**SHORT EXERCISE**
Return a copy of every line in the records that includes the word "code".

§

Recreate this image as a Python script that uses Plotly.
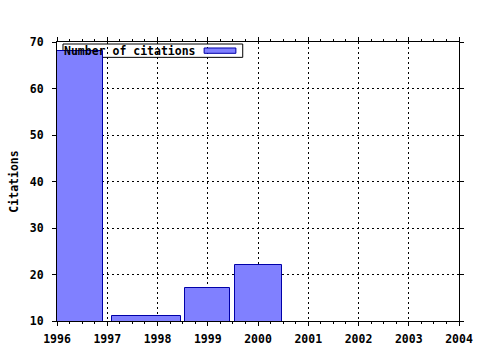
import plotly.graph_objects as go

# Data
bar_centers = [1996.0, 1997.78, 1999.0, 2000.01]
citations = [68, 11, 17, 22]
bar_widths = [1.82, 1.36, 0.9, 0.92]
x_ticks = [1996, 1997, 1998, 1999, 2000, 2001, 2002, 2003, 2004]
y_ticks = [10, 20, 30, 40, 50, 60, 70]
series_name = "Number of citations"

FILL = "#8080ff"
EDGE = "#0000a8"
FONT = dict(family="DejaVu Sans Mono", size=11.5, color="black", weight="bold")

fig = go.Figure()
fig.add_trace(go.Bar(
    x=bar_centers, y=citations, width=bar_widths,
    marker=dict(color=FILL, line=dict(color=EDGE, width=1)),
    name=series_name, showlegend=False,
))

axis_common = dict(
    showline=True, linecolor="black", linewidth=1, mirror="ticks",
    showgrid=True, gridcolor="black", griddash="2px,3px", gridwidth=1,
    ticks="outside", ticklen=4, tickcolor="black", tickwidth=1,
    tickfont=FONT, zeroline=False, automargin=False,
)

fig.update_xaxes(
    range=[1996, 2004], tickvals=x_ticks, ticktext=[str(t) for t in x_ticks],
    minor=dict(dtick=0.25, ticks="outside", ticklen=2, tickcolor="black", showgrid=False),
    ticklabelstandoff=3,
    **axis_common,
)
fig.update_yaxes(
    range=[10, 70], tickvals=y_ticks,
    title=dict(text="Citations", font=FONT, standoff=8),
    ticklabelstandoff=6,
    **axis_common,
)

# Legend drawn manually (box behind bars, as in reference)
fig.add_shape(type="rect", xref="paper", yref="paper",
              x0=0.0149, x1=0.462, y0=0.945, y1=0.9928,
              fillcolor="white", line=dict(color="black", width=1), layer="between")
fig.add_shape(type="rect", xref="paper", yref="paper",
              x0=0.366, x1=0.445, y0=0.9595, y1=0.9785,
              fillcolor=FILL, line=dict(color=EDGE, width=1), layer="above")
fig.add_annotation(text=series_name, xref="paper", yref="paper",
                   x=0.012, y=0.9695, xanchor="left", yanchor="middle",
                   showarrow=False, font=FONT)

fig.update_layout(
    width=480, height=350,
    margin=dict(l=57, r=21, t=42, b=29),
    paper_bgcolor="white", plot_bgcolor="white",
    bargap=0,
)

fig.write_html("out.html")
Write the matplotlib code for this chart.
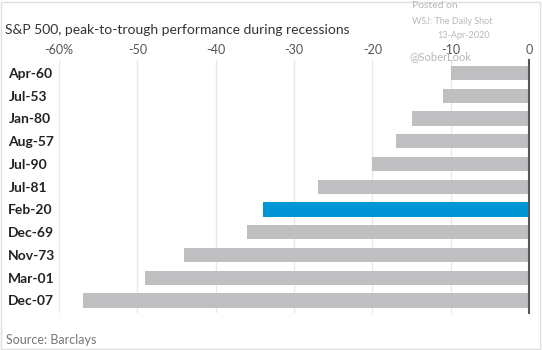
import matplotlib
matplotlib.use("Agg")
import matplotlib.pyplot as plt
from matplotlib.patches import Rectangle

plt.rcParams['font.family'] = ['Lato', 'DejaVu Sans']

categories = ["Apr-60", "Jul-53", "Jan-80", "Aug-57", "Jul-90", "Jul-81",
              "Feb-20", "Dec-69", "Nov-73", "Mar-01", "Dec-07"]
values = [-10, -11, -15, -17, -20, -27, -34, -36, -44, -49, -57]
highlight = "Feb-20"
xticks = [-60, -50, -40, -30, -20, -10, 0]
xticklabels = ["-60%", "-50", "-40", "-30", "-20", "-10", "0"]

W, H = 542, 350
fig = plt.figure(figsize=(W / 100, H / 100), dpi=100)
ax = fig.add_axes([59 / W, 1 - 313 / H, (529 - 59) / W, (313 - 60) / H])

colors = ["#0096D6" if c == highlight else "#BFBEC0" for c in categories]
ypos = list(range(len(categories)))
ax.barh(ypos, values, height=0.62, color=colors, zorder=2)

ax.set_xlim(-60, 0)
ax.set_ylim(10.55, -0.57)
ax.set_xticks(xticks)
ax.set_xticklabels(xticklabels)
ax.xaxis.tick_top()
ax.tick_params(axis='x', length=0, pad=3, labelsize=9, labelcolor="#555555")
ax.set_yticks(ypos)
ax.set_yticklabels(categories, fontsize=10, fontweight='bold', color="#222222")
ax.tick_params(axis='y', length=0, pad=36.5)
for lab in ax.get_yticklabels():
    lab.set_horizontalalignment('left')

ax.grid(axis='x', color="#E8E8E8", linewidth=1, zorder=0)
for s in ["left", "top", "bottom"]:
    ax.spines[s].set_visible(False)
ax.spines["right"].set_color("#555555")
ax.spines["right"].set_linewidth(1.5)
ax.spines["right"].set_zorder(3)

fig.text(5 / W, 1 - 30 / H, "S&P 500, peak-to-trough performance during recessions",
         fontsize=10, color="#333333", va='center', ha='left')
fig.text(6 / W, 1 - 340 / H, "Source: Barclays", fontsize=9, color="#777777",
         va='center', ha='left')

wm = "#B8B8B8"
fig.text(412 / W, 1 - 6 / H, "Posted on", fontsize=7.5, color=wm, va='center', ha='left')
fig.text(412 / W, 1 - 21 / H, "WSJ: The Daily Shot", fontsize=6.5, color=wm, va='center', ha='left')
fig.text(490 / W, 1 - 36 / H, "13-Apr-2020", fontsize=6.5, color=wm, va='center', ha='right')
fig.text(409 / W, 1 - 57 / H, "@SoberLook", fontsize=8, color=wm, va='center', ha='left')

fig.patches.append(Rectangle((1 / W, 1 / H), 1 - 3 / W, 1 - 3 / H, transform=fig.transFigure,
                             fill=False, edgecolor="#E0E0E0", linewidth=1))

fig.savefig("out.png", dpi=100)
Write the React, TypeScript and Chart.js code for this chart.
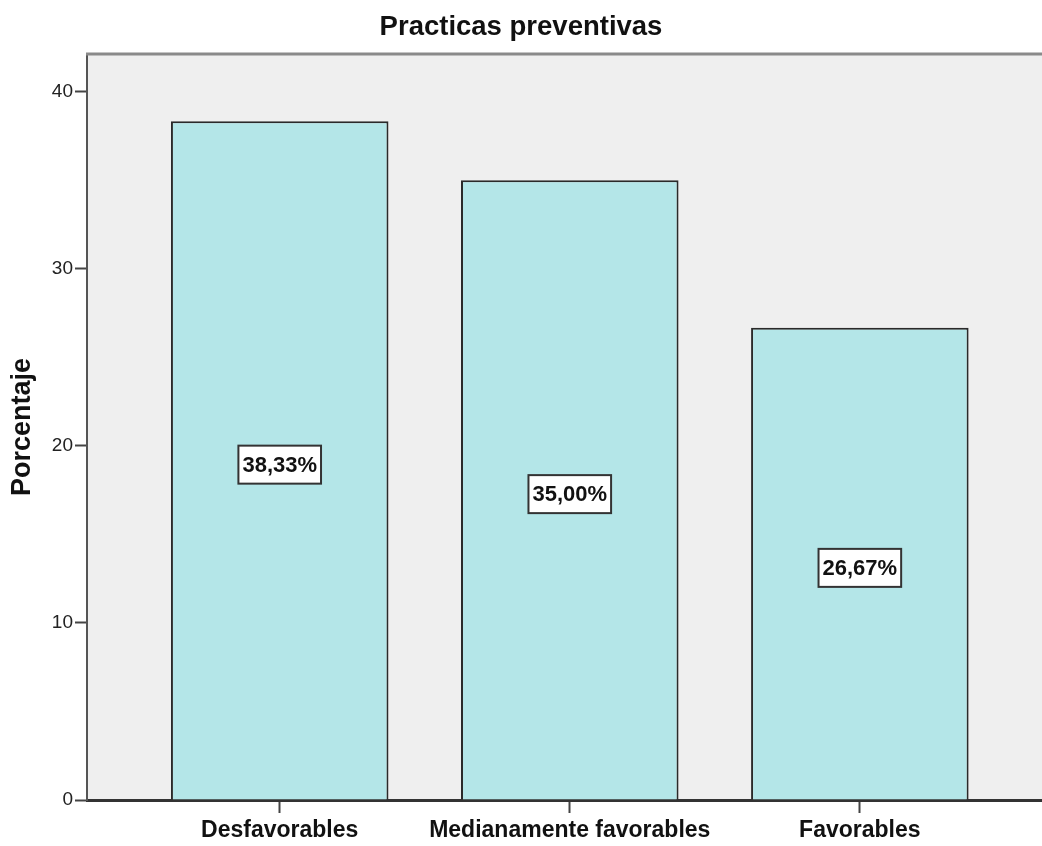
import React, { useEffect, useRef } from "react";
import { Chart, registerables } from "chart.js";

Chart.register(...registerables);

// Chart content
const chartTitle = "Practicas preventivas";
const yAxisTitle = "Porcentaje";
const categories = ["Desfavorables", "Medianamente favorables", "Favorables"];
const percentages = [38.33, 35.0, 26.67];
const yTickValues = [0, 10, 20, 30, 40];

const SANS = "'Liberation Sans', Arial, sans-serif";

const formatPct = (v: number) => v.toFixed(2).replace(".", ",") + "%";

// Grey plot panel with a thin frame line along its top edge
const panelPlugin = {
  id: "panel",
  beforeDraw(chart: any) {
    const { ctx, chartArea } = chart;
    ctx.save();
    ctx.fillStyle = "#efefef";
    ctx.fillRect(chartArea.left, chartArea.top, chartArea.right - chartArea.left, chartArea.bottom - chartArea.top);
    ctx.restore();
  },
  afterDraw(chart: any) {
    const { ctx, chartArea } = chart;
    ctx.save();
    ctx.strokeStyle = "#8a8a8a";
    ctx.lineWidth = 3;
    ctx.beginPath();
    ctx.moveTo(chartArea.left - 1, chartArea.top);
    ctx.lineTo(chartArea.right, chartArea.top);
    ctx.stroke();
    ctx.restore();
  },
};

// Boxed percentage labels placed halfway up each bar
const valueBoxPlugin = {
  id: "valueBoxes",
  afterDatasetsDraw(chart: any) {
    const { ctx } = chart;
    const yScale = chart.scales.y;
    const meta = chart.getDatasetMeta(0);
    ctx.save();
    ctx.font = `bold 22px ${SANS}`;
    ctx.textAlign = "center";
    ctx.textBaseline = "middle";
    meta.data.forEach((bar: any, i: number) => {
      const v = percentages[i];
      const text = formatPct(v);
      const cx = bar.x;
      const cy = yScale.getPixelForValue(v / 2) + 4;
      const tw = ctx.measureText(text).width;
      const w = tw + 8;
      const h = 38;
      ctx.fillStyle = "#ffffff";
      ctx.fillRect(cx - w / 2, cy - h / 2, w, h);
      ctx.strokeStyle = "#333333";
      ctx.lineWidth = 2;
      ctx.strokeRect(cx - w / 2, cy - h / 2, w, h);
      ctx.fillStyle = "#111111";
      ctx.fillText(text, cx, cy + 1);
    });
    ctx.restore();
  },
};

export default function App() {
  const canvasRef = useRef<HTMLCanvasElement | null>(null);

  useEffect(() => {
    if (!canvasRef.current) return;
    const chart = new Chart(canvasRef.current, {
      type: "bar",
      data: {
        datasets: [
          {
            data: categories.map((_, i) => ({ x: i, y: percentages[i] })),
            backgroundColor: "#b4e6e8",
            borderColor: "#2a2a2a",
            borderWidth: 2,
            borderSkipped: "bottom",
            categoryPercentage: 1,
            barPercentage: 0.75,
          },
        ],
      },
      options: {
        responsive: false,
        animation: false,
        devicePixelRatio: 1,
        layout: { padding: { top: 0, right: 0, bottom: 0, left: 0 } },
        plugins: {
          legend: { display: false },
          tooltip: { enabled: false },
          title: {
            display: true,
            text: chartTitle,
            color: "#111111",
            font: { family: SANS, size: 27.5, weight: "bold" },
            padding: { top: 11, bottom: 10 },
          },
        },
        scales: {
          x: {
            type: "linear",
            offset: false,
            min: -0.6644,
            max: 2.628,
            z: 1,
            afterBuildTicks(scale: any) {
              scale.ticks = categories.map((_, i) => ({ value: i }));
            },
            afterFit(scale: any) {
              scale.height = 46;
            },
            ticks: {
              autoSkip: false,
              maxRotation: 0,
              padding: 4,
              color: "#111111",
              font: { family: SANS, size: 23, weight: "bold" },
              callback: (v: any) => categories[v as number] ?? "",
            },
            grid: {
              offset: false,
              drawOnChartArea: false,
              drawTicks: true,
              tickLength: 13,
              tickColor: "#444444",
              tickWidth: 2,
            },
            border: { display: true, color: "#333333", width: 3 },
          },
          y: {
            type: "linear",
            min: 0,
            max: 42.13,
            afterBuildTicks(scale: any) {
              scale.ticks = yTickValues.map((v) => ({ value: v }));
            },
            afterFit(scale: any) {
              scale.width = 87;
            },
            ticks: {
              padding: 2,
              color: "#222222",
              font: { family: SANS, size: 19 },
            },
            grid: {
              drawOnChartArea: false,
              drawTicks: true,
              tickLength: 12,
              tickColor: "#444444",
              tickWidth: 2,
            },
            border: { display: true, color: "#555555", width: 2 },
            title: {
              display: true,
              text: yAxisTitle,
              color: "#111111",
              font: { family: SANS, size: 27, weight: "bold" },
              padding: { top: 6, bottom: 0 },
            },
          },
        },
      },
      plugins: [panelPlugin, valueBoxPlugin],
    } as any);
    return () => chart.destroy();
  }, []);

  return (
    <div style={{ position: "fixed", left: 0, top: 0, width: 1042, height: 846, background: "#ffffff" }}>
      <canvas ref={canvasRef} width={1042} height={846} style={{ display: "block" }} />
    </div>
  );
}
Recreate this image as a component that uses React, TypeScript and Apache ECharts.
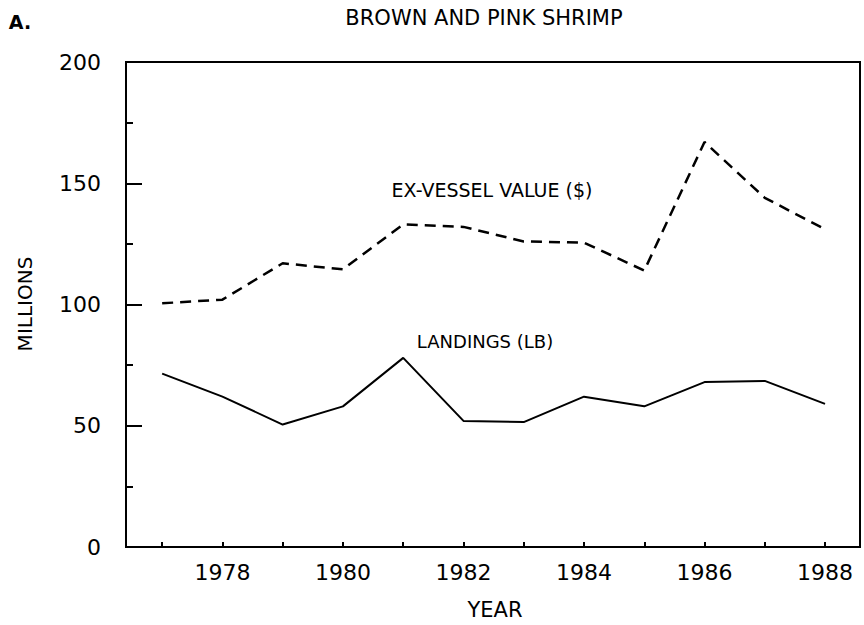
import React, { useEffect, useRef } from "react";
import * as echarts from "echarts";

const years = [1977, 1978, 1979, 1980, 1981, 1982, 1983, 1984, 1985, 1986, 1987, 1988];
const exVesselValue = [100.5, 102, 117, 114.5, 133, 132, 126, 125.5, 114, 167, 144, 131];
const landings = [71.5, 62, 50.5, 58, 78, 52, 51.5, 62, 58, 68, 68.5, 59];
const xLabelYears = [1978, 1980, 1982, 1984, 1986, 1988];
const FONT = "DejaVu Sans";

export default function App() {
  const ref = useRef<HTMLDivElement>(null);
  useEffect(() => {
    if (!ref.current) return;
    const chart = echarts.init(ref.current, null, { renderer: "svg" });
    const pair = (vals: number[]) => years.map((y, i) => [y, vals[i]]);
    chart.setOption({
      animation: false,
      backgroundColor: "#fff",
      grid: {
        left: 126,
        right: 4,
        top: 62,
        bottom: 78,
        show: true,
        borderColor: "#000",
        borderWidth: 2,
      },
      xAxis: {
        type: "value",
        min: 1976.4,
        max: 1988.58,
        splitLine: { show: false },
        axisLine: { show: true, lineStyle: { color: "#000", width: 2 } },
        axisTick: {
          show: true,
          inside: true,
          length: 5,
          customValues: years,
          lineStyle: { color: "#000", width: 2 },
        },
        axisLabel: {
          customValues: xLabelYears,
          margin: 14,
          color: "#000",
          fontFamily: FONT,
          fontSize: 22,
          formatter: (v: number) => String(v),
        },
      },
      yAxis: {
        type: "value",
        min: 0,
        max: 200,
        interval: 50,
        splitLine: { show: false },
        axisLine: { show: true, lineStyle: { color: "#000", width: 2 } },
        axisTick: { show: true, inside: true, length: 16, lineStyle: { color: "#000", width: 2 } },
        minorTick: { show: true, splitNumber: 2, length: 7, lineStyle: { color: "#000", width: 2 } },
        axisLabel: {
          margin: 25,
          color: "#000",
          fontFamily: FONT,
          fontSize: 22,
        },
      },
      series: [
        {
          type: "line",
          name: "EX-VESSEL VALUE ($)",
          data: pair(exVesselValue),
          symbol: "none",
          lineStyle: { color: "#000", width: 2.5, type: [11, 7] },
        },
        {
          type: "line",
          name: "LANDINGS (LB)",
          data: pair(landings),
          symbol: "none",
          lineStyle: { color: "#000", width: 2 },
        },
      ],
      graphic: [
        {
          type: "text",
          x: 20,
          y: 22,
          style: { text: "A.", font: `bold 19px '${FONT}'`, fill: "#000", align: "center", verticalAlign: "middle" },
        },
        {
          type: "text",
          x: 484,
          y: 18,
          style: { text: "BROWN AND PINK SHRIMP", font: `21px '${FONT}'`, fill: "#000", align: "center", verticalAlign: "middle" },
        },
        {
          type: "text",
          x: 492,
          y: 190,
          style: { text: "EX-VESSEL VALUE ($)", font: `19px '${FONT}'`, fill: "#000", align: "center", verticalAlign: "middle" },
        },
        {
          type: "text",
          x: 485,
          y: 341,
          style: { text: "LANDINGS (LB)", font: `18px '${FONT}'`, fill: "#000", align: "center", verticalAlign: "middle" },
        },
        {
          type: "text",
          x: 25,
          y: 304,
          rotation: Math.PI / 2,
          style: { text: "MILLIONS", font: `20px '${FONT}'`, fill: "#000", align: "center", verticalAlign: "middle" },
        },
        {
          type: "text",
          x: 495,
          y: 610,
          style: { text: "YEAR", font: `21px '${FONT}'`, fill: "#000", align: "center", verticalAlign: "middle" },
        },
      ],
    });
    return () => chart.dispose();
  }, []);
  return <div ref={ref} style={{ width: 864, height: 625, position: "absolute", left: 0, top: 0 }} />;
}
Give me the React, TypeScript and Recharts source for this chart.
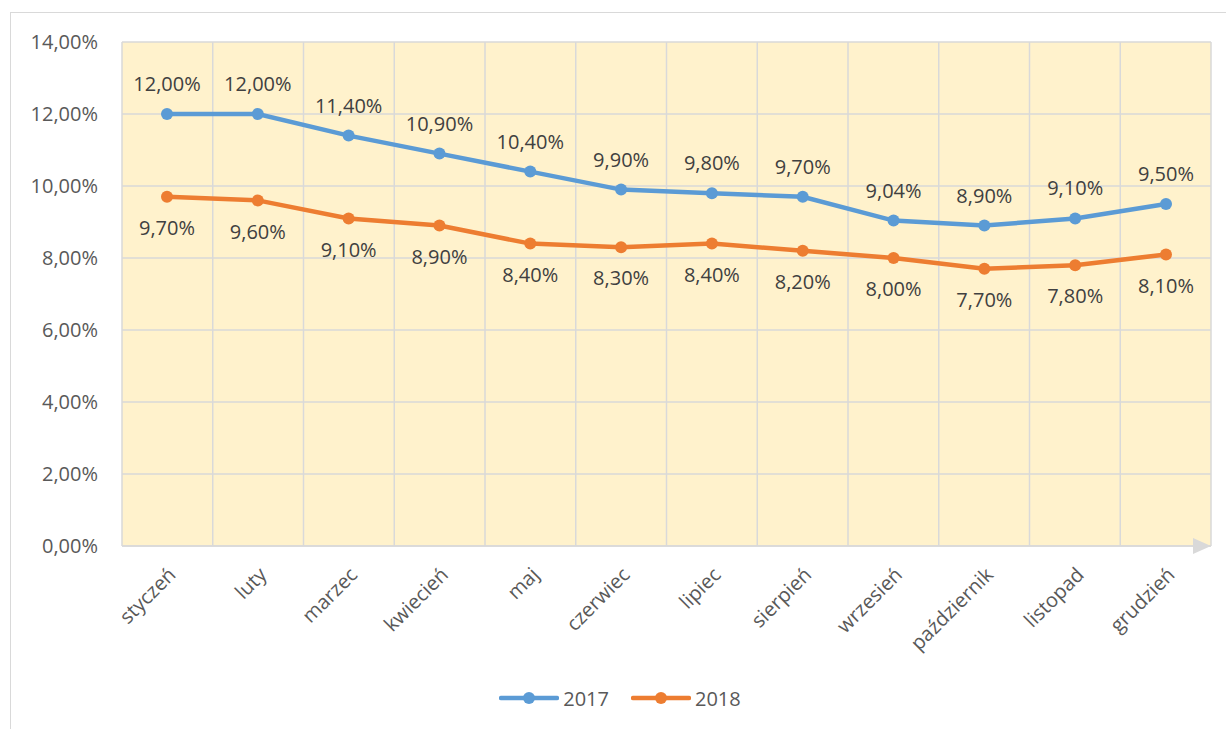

§

**OUTPUT BELOW**
Write the matplotlib code for this chart.
Write the React, TypeScript and Chart.js code for this chart.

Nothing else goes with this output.